Planning for Sustainability

At the end of the 3-year grant period, each of the subgrantees developed a plan for sustaining support services for crime victims with disabilities long after completing the project. The subgrantees designed their strategies for sustaining the project after OVC’s funding ended following the best practices they developed during the grant period:

  • Institutionalize changes to keep accessibility at the forefront. Subgrantees’ plans for sustainability included commitments to continue in-house training programs, adjust policy as needed, improve the physical accessibility of their facilities, and find ways to make the process for applying for and receiving services more accessible.

  • Maintain and develop ongoing relationships with people with disabilities, community groups, and organizations that provide services to crime victims and/or people with disabilities.
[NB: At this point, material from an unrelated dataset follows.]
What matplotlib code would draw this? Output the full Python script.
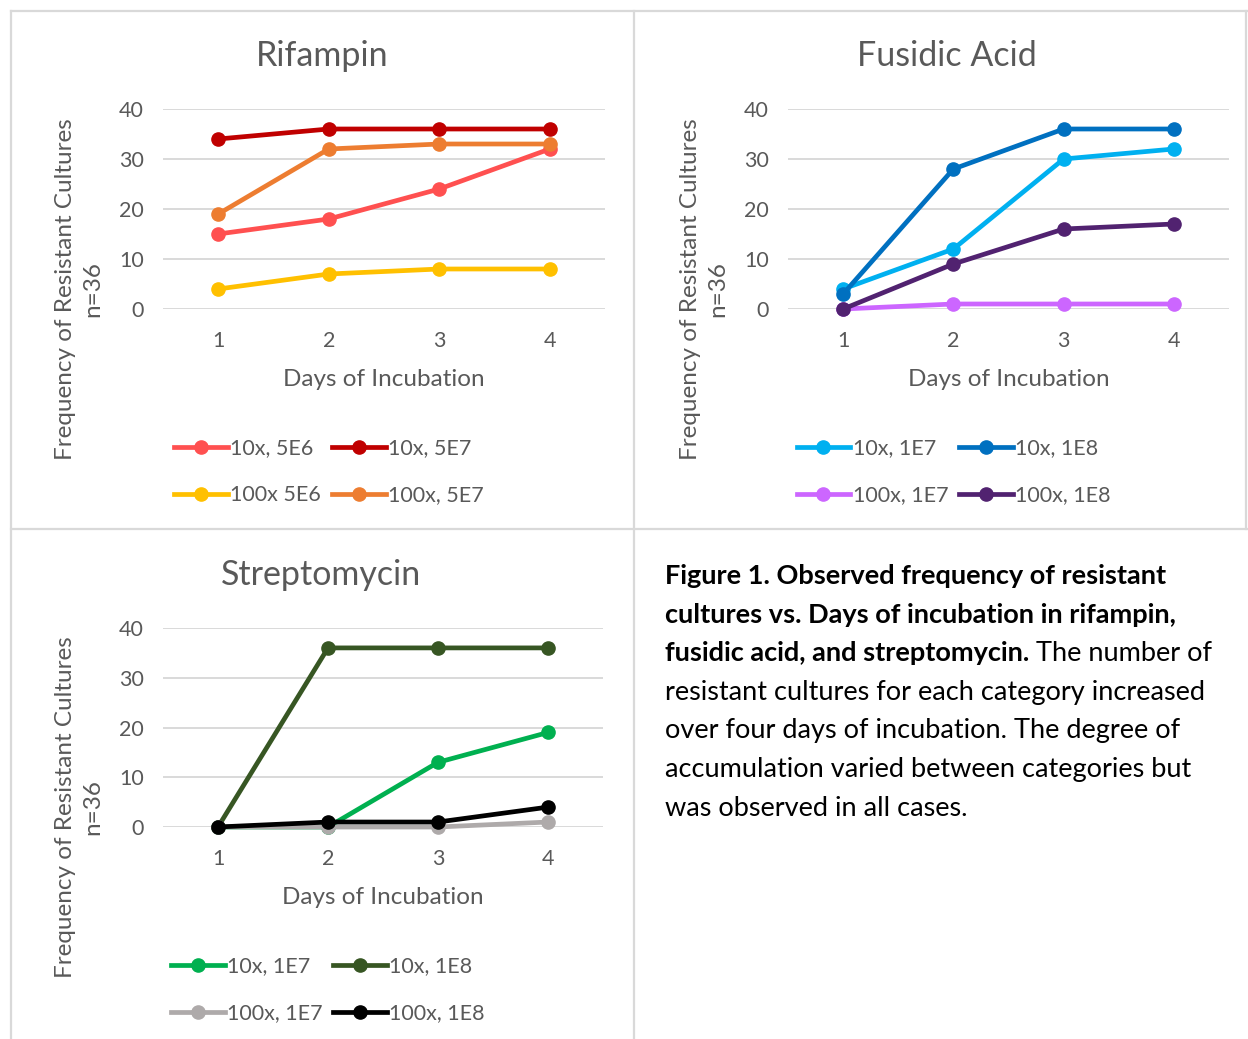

Projects focused on continuing coalition work, advisory groups, and other interagency partnerships; furthering the dialog started with law enforcement, victim service providers, and the local disability community; establishing new avenues for outreach to and feedback from people with disabilities; and investing in resources and technology to keep people connected to the project.

  • Continue to measure changes, successes, and barriers in accessibility to victim services and the criminal justice system. Subgrantee plans in this area varied according to the nature of their projects. Some planned to continue annual consumer satisfaction surveys; others planned to establish new systems to monitor program accessibility and client safety; and most expected their programming and protocols to continue to evolve.

Strategies advanced by project leaders and their partners to support sustainability plans included the following:

  • Keep partners engaged and excited about the work.

  • Maintain funding for advocacy positions.

  • Continue to foster new relationships.

  • Reach out to underserved populations that could not be reached in the first 3 years.

  • Use new partners to spread the message through train-the-trainer initiatives.

  • Continue to disseminate training videos and materials.

  • Seek new funding to expand work initiated during the project.

  • Pursue certification to provide continuing education for law enforcement.
As the subgrantees noted, funding can be critical to maintaining services. However, sustainability planning in this instance was not so much about financial planning but rather to ensure that the work accomplished would have lasting impact and forward momentum, with or without continued funding.